Stairway To Heaven
I've been working on a story called Meditation Cell for a few months now, on and off. I don't know why, but this one seems to be a really hard slog, so much so that I was thinking of trashing it.
But no, I'm not a quitter! They'll never catch me alive! I swear the chicken wasn't mine!
In other words, I've pared the story down and re-tooled it for Flashing In The Gutters. Go have a read of Stairway To Heaven and see what you think.
Yes, you. The one reading this. The one I have complete control over.
The one that is now reading this sentence.
See?
14 comments:
So, if you have complete control over me, then I wasn't lying when I told the officer I wasn't responsible for my actions...Can you come back me up then?
Okay, so it doesn't work then. Hey, I've just started my Jedi training, lady.
And you're clearly confused, because you called me lady.
Nicely done.
As an aside, my notes to you about pacing? This is what I was talking about. It's a short piece but you take your time getting there. Very well done.
Thanks for reading it, Stephen. I was a little worried about that piece--I don't think it had that twist at the end that most flash fiction does, but I tried to do something different this time and it looks like it may have worked.
I'm still working on the intro, deleting your comments as I've dealt with them. I've got three left now, so should have it polished soon.
Unless I keep adding more of my own comments.

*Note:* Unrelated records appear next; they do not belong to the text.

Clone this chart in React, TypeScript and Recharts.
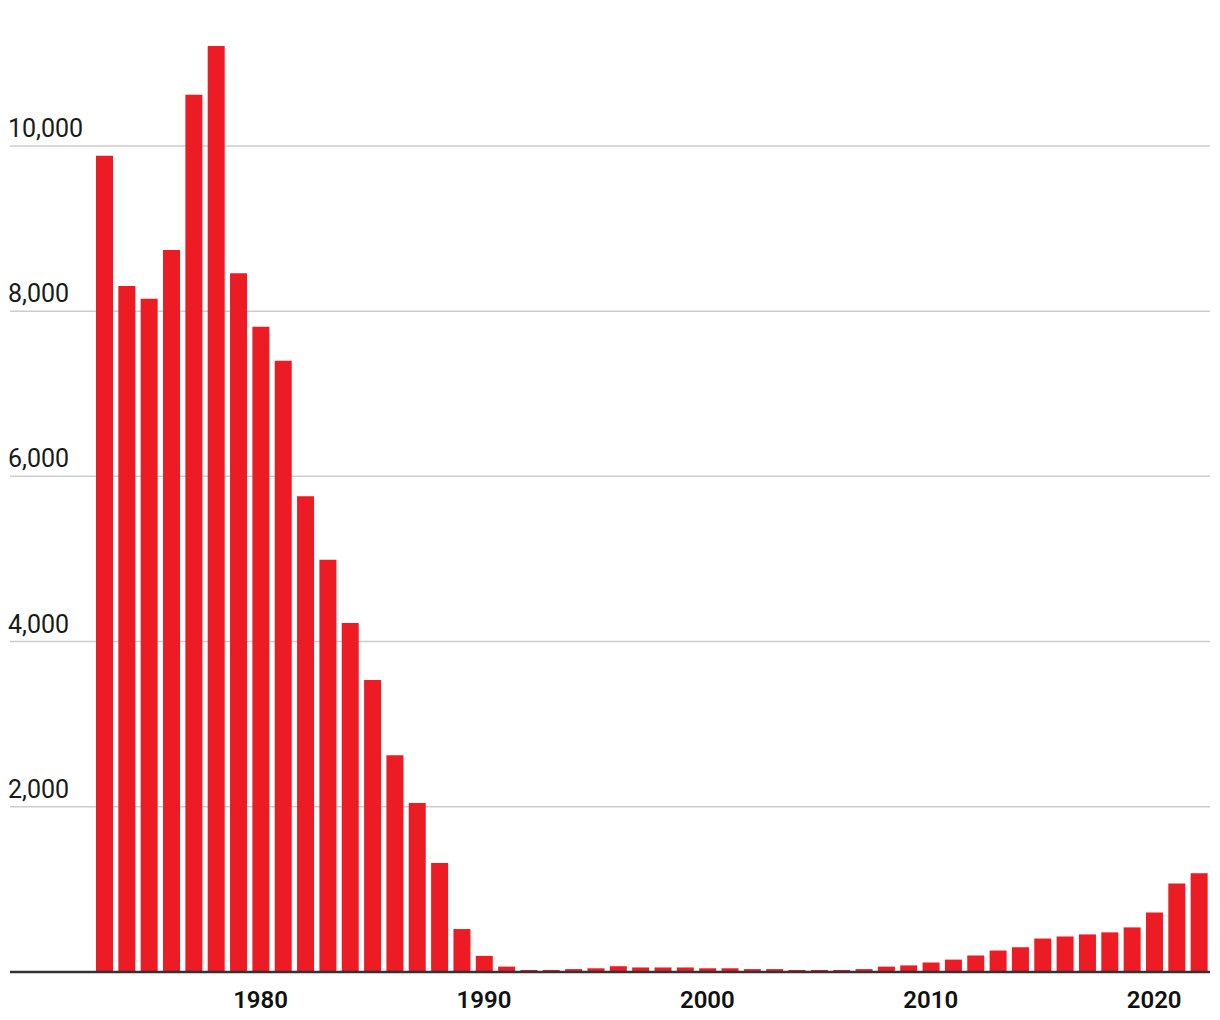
import React from 'react';
import { BarChart, Bar, XAxis, YAxis, CartesianGrid } from 'recharts';

const years = [
  1973, 1974, 1975, 1976, 1977, 1978, 1979, 1980, 1981, 1982,
  1983, 1984, 1985, 1986, 1987, 1988, 1989, 1990, 1991, 1992,
  1993, 1994, 1995, 1996, 1997, 1998, 1999, 2000, 2001, 2002,
  2003, 2004, 2005, 2006, 2007, 2008, 2009, 2010, 2011, 2012,
  2013, 2014, 2015, 2016, 2017, 2018, 2019, 2020, 2021, 2022,
];

const counts = [
  9880, 8305, 8150, 8740, 10620, 11210, 8460, 7810, 7400, 5760,
  4990, 4225, 3535, 2625, 2045, 1320, 520, 195, 65, 25,
  25, 35, 45, 70, 55, 55, 55, 45, 45, 35,
  35, 25, 25, 25, 35, 65, 80, 115, 150, 200,
  260, 300, 405, 430, 455, 480, 540, 720, 1070, 1195,
];

const yTicks = [2000, 4000, 6000, 8000, 10000];
const xLabels = [1980, 1990, 2000, 2010, 2020];

const data = years.map((year, i) => ({ year, count: counts[i] }));

const RED = '#ed1c24';
const FONT = 'Roboto, "Noto Sans", sans-serif';

const renderYTick = (props: any) => {
  const { y, payload } = props;
  return (
    <text x={8} y={y - 9} fill="#1a1a1a" fontSize={25} fontFamily={FONT} textAnchor="start">
      {Number(payload.value).toLocaleString('en-US')}
    </text>
  );
};

const renderXTick = (props: any) => {
  const { x, y, payload } = props;
  if (!xLabels.includes(Number(payload.value))) return <g />;
  return (
    <text x={x} y={y + 28} fill="#111" fontSize={24} fontWeight={600} fontFamily={FONT} textAnchor="middle">
      {payload.value}
    </text>
  );
};

export default function App() {
  return (
    <div style={{ position: 'absolute', left: 0, top: 0, width: 1220, height: 1020, background: '#fff' }}>
      <BarChart width={1220} height={1020} data={data} margin={{ top: 46, right: 10, left: 0, bottom: 0 }}>
        <CartesianGrid vertical={false} horizontalValues={yTicks} stroke="#cccccc" strokeWidth={1.5} />
        <YAxis
          width={10}
          domain={[0, 'dataMax']}
          ticks={yTicks}
          interval={0}
          axisLine={false}
          tickLine={false}
          tick={renderYTick}
        />
        <XAxis
          dataKey="year"
          height={48}
          padding={{ left: 83, right: 0 }}
          interval={0}
          tickLine={false}
          axisLine={{ stroke: '#333', strokeWidth: 2.5 }}
          tick={renderXTick}
        />
        <Bar dataKey="count" fill={RED} barSize={17} isAnimationActive={false} />
      </BarChart>
    </div>
  );
}
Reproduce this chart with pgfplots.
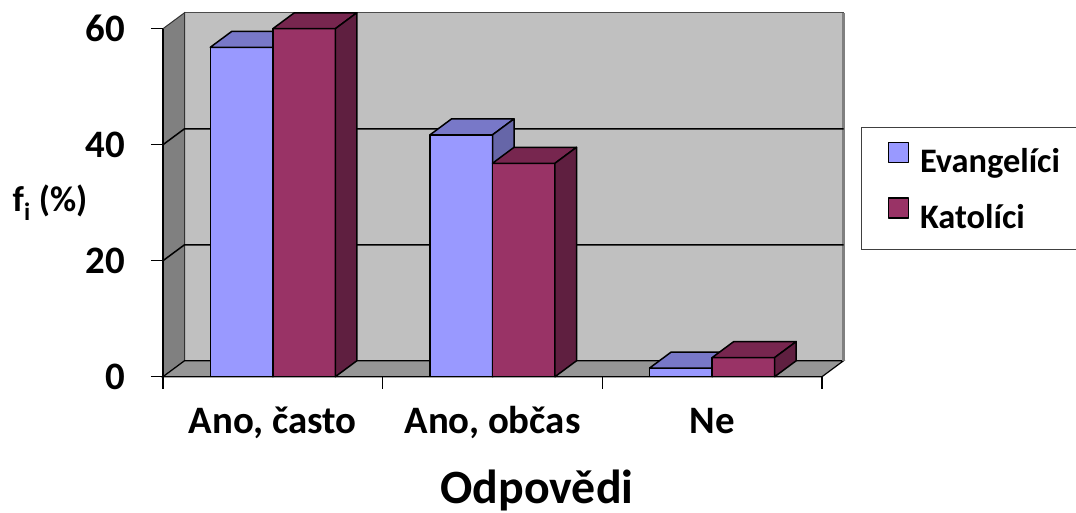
\documentclass[border=0pt]{standalone}
\usepackage{fontspec}
\setmainfont{Carlito}
\usepackage{pgfplots}
\pgfplotsset{compat=1.18}
\definecolor{evf}{HTML}{9999FF}
\definecolor{evt}{HTML}{7878C8}
\definecolor{evs}{HTML}{6666A8}
\definecolor{katf}{HTML}{993366}
\definecolor{katt}{HTML}{77264F}
\definecolor{kats}{HTML}{5F1F40}
\definecolor{wallb}{HTML}{C0C0C0}
\definecolor{walls}{HTML}{808080}
\definecolor{wallf}{HTML}{969696}
\begin{document}
\begin{tikzpicture}
\path[use as bounding box] (-163bp,-136.3bp) rectangle (913bp,376.7bp);
\begin{axis}[
  scale only axis, width=659bp, height=348bp,
  xmin=0, xmax=3, ymin=0, ymax=60,
  clip=false, axis on top,
  axis x line*=bottom, axis y line*=left,
  axis line style={line width=1.5bp, black},
  tick style={line width=1.5bp, black},
  tick align=outside, major tick length=12bp,
  xtick={0,1,2,3},
  x tick label as interval,
  xticklabels={{Ano, často},{Ano, občas},{Ne}},
  ytick={0,20,40,60},
  /pgf/number format/assume math mode=true,
  tick label style={font=\fontsize{39}{41}\selectfont\bfseries},
  yticklabel style={anchor=east, inner sep=0pt, xshift=-26bp},
  xticklabel style={anchor=base, inner sep=0pt, yshift=-45bp},
  every axis x label/.style={at={(axis description cs:0.5675,0)}, anchor=base, yshift=-126.3bp, font=\fontsize{48}{50}\selectfont\bfseries},
  every axis y label/.style={at={(axis description cs:0,0.5)}, anchor=center, xshift=-113bp, font=\fontsize{36}{38}\selectfont\bfseries},
  xlabel={Odpovědi},
  ylabel={f\textsubscript{i} (\%)},
  legend style={at={(1.0592,0.7175)}, anchor=north west, draw=black!75, line width=1bp,
    inner xsep=26bp, inner ysep=14bp, font=\fontsize{34.5}{37}\selectfont\bfseries,
    nodes={inner sep=0pt, text height=27bp, text depth=7bp}, column sep=11bp, row sep=18bp},
  legend cell align=left,
  legend image code/.code={\draw[#1, draw=black, line width=1.5bp] (0bp,0bp) rectangle (20bp,20bp);},
]
% walls
\addplot[fill=wallb, draw=black!70, line width=1bp, forget plot] coordinates {(0.098,2.75) (3.098,2.75) (3.098,62.75) (0.098,62.75)} -- cycle;
\addplot[fill=walls, draw=black!80, line width=1bp, forget plot] coordinates {(0,0) (0.098,2.75) (0.098,62.75) (0,60)} -- cycle;
\addplot[fill=wallf, draw=black, line width=1.2bp, forget plot] coordinates {(0,0) (3,0) (3.098,2.75) (0.098,2.75)} -- cycle;
\addplot[draw=walls, line width=3bp, forget plot] coordinates {(3.098,2.75) (3.098,62.75)};
% gridlines
\addplot[black, line width=1.5bp, forget plot] coordinates {(0,20) (0.098,22.75) (3.098,22.75)};
\addplot[black, line width=1.5bp, forget plot] coordinates {(0,40) (0.098,42.75) (3.098,42.75)};
% Evangelici: 56.8, 41.7, 1.5
\addplot[fill=evf, draw=black, line width=1.5bp, line join=round] coordinates {(0.2155,0) (0.5,0) (0.5,56.8) (0.2155,56.8)} -- cycle;
\addplot[fill=evt, draw=black, line width=1.5bp, line join=round, forget plot] coordinates {(0.2155,56.8) (0.5,56.8) (0.598,59.55) (0.3135,59.55)} -- cycle;
\addplot[fill=evs, draw=black, line width=1.5bp, line join=round, forget plot] coordinates {(0.5,0) (0.5,56.8) (0.598,59.55) (0.598,2.75)} -- cycle;
\addplot[fill=evf, draw=black, line width=1.5bp, line join=round, forget plot] coordinates {(1.2155,0) (1.5,0) (1.5,41.7) (1.2155,41.7)} -- cycle;
\addplot[fill=evt, draw=black, line width=1.5bp, line join=round, forget plot] coordinates {(1.2155,41.7) (1.5,41.7) (1.598,44.45) (1.3135,44.45)} -- cycle;
\addplot[fill=evs, draw=black, line width=1.5bp, line join=round, forget plot] coordinates {(1.5,0) (1.5,41.7) (1.598,44.45) (1.598,2.75)} -- cycle;
\addplot[fill=evf, draw=black, line width=1.5bp, line join=round, forget plot] coordinates {(2.2155,0) (2.5,0) (2.5,1.5) (2.2155,1.5)} -- cycle;
\addplot[fill=evt, draw=black, line width=1.5bp, line join=round, forget plot] coordinates {(2.2155,1.5) (2.5,1.5) (2.598,4.25) (2.3135,4.25)} -- cycle;
\addplot[fill=evs, draw=black, line width=1.5bp, line join=round, forget plot] coordinates {(2.5,0) (2.5,1.5) (2.598,4.25) (2.598,2.75)} -- cycle;
% Katolici: 60.0, 36.8, 3.3
\addplot[fill=katf, draw=black, line width=1.5bp, line join=round] coordinates {(0.5,0) (0.7845,0) (0.7845,60) (0.5,60)} -- cycle;
\addplot[fill=katt, draw=black, line width=1.5bp, line join=round, forget plot] coordinates {(0.5,60) (0.7845,60) (0.8825,62.75) (0.598,62.75)} -- cycle;
\addplot[fill=kats, draw=black, line width=1.5bp, line join=round, forget plot] coordinates {(0.7845,0) (0.7845,60) (0.8825,62.75) (0.8825,2.75)} -- cycle;
\addplot[fill=katf, draw=black, line width=1.5bp, line join=round, forget plot] coordinates {(1.5,0) (1.7845,0) (1.7845,36.8) (1.5,36.8)} -- cycle;
\addplot[fill=katt, draw=black, line width=1.5bp, line join=round, forget plot] coordinates {(1.5,36.8) (1.7845,36.8) (1.8825,39.55) (1.598,39.55)} -- cycle;
\addplot[fill=kats, draw=black, line width=1.5bp, line join=round, forget plot] coordinates {(1.7845,0) (1.7845,36.8) (1.8825,39.55) (1.8825,2.75)} -- cycle;
\addplot[fill=katf, draw=black, line width=1.5bp, line join=round, forget plot] coordinates {(2.5,0) (2.7845,0) (2.7845,3.3) (2.5,3.3)} -- cycle;
\addplot[fill=katt, draw=black, line width=1.5bp, line join=round, forget plot] coordinates {(2.5,3.3) (2.7845,3.3) (2.8825,6.05) (2.598,6.05)} -- cycle;
\addplot[fill=kats, draw=black, line width=1.5bp, line join=round, forget plot] coordinates {(2.7845,0) (2.7845,3.3) (2.8825,6.05) (2.8825,2.75)} -- cycle;
\legend{\makebox[240bp][l]{Evangelíci}, Katolíci}
\end{axis}
\end{tikzpicture}
\end{document}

I agree with Stephen on the pacing. It's beautifully done and the dialogue is wonderful.
Thanks so much, M. G.
Did anyone notice the thread that ties all my Flashing In The Gutters pieces together?
Would it be bad of us to say no? I mean, come on, you're asking for analysis here, context. Bear in mind that I walk into walls regularly and without the aid of alcohol.
One day, you shall all know the truth. Until then, walk into walls as you please.
Or some shit or other.
I am so looking forward to telling my editors I don't have to make my deadline because Daniel is in control! Hahahaha! I'm going to go burn something down now and blame it on you too!
Wonder if there's a liquor store round here I could rob?
Daniel made me do it!
Yes, Stuart, it was I all along. Controlling your every move, using your humorous sarcasm to ridicule myself so that I could then prove to you who really is in control.
Now, go and BURN the LIQUOR STORE. It should be easy. Liquor burns.
Although if it's a nice drop like Glenlivet, it should go down smoothly.
just stumbled across your blog - i love crime novels - and so do many of my other blog friends - wait till i tell them youre here! great blog!
I finally figured out the thread that runs through all your flash fiction.
They're all by Daniel Hatadi!
(Don't throw kangaroo poo now, that's not nice.)
Close only in that the thread has something to do with an animal.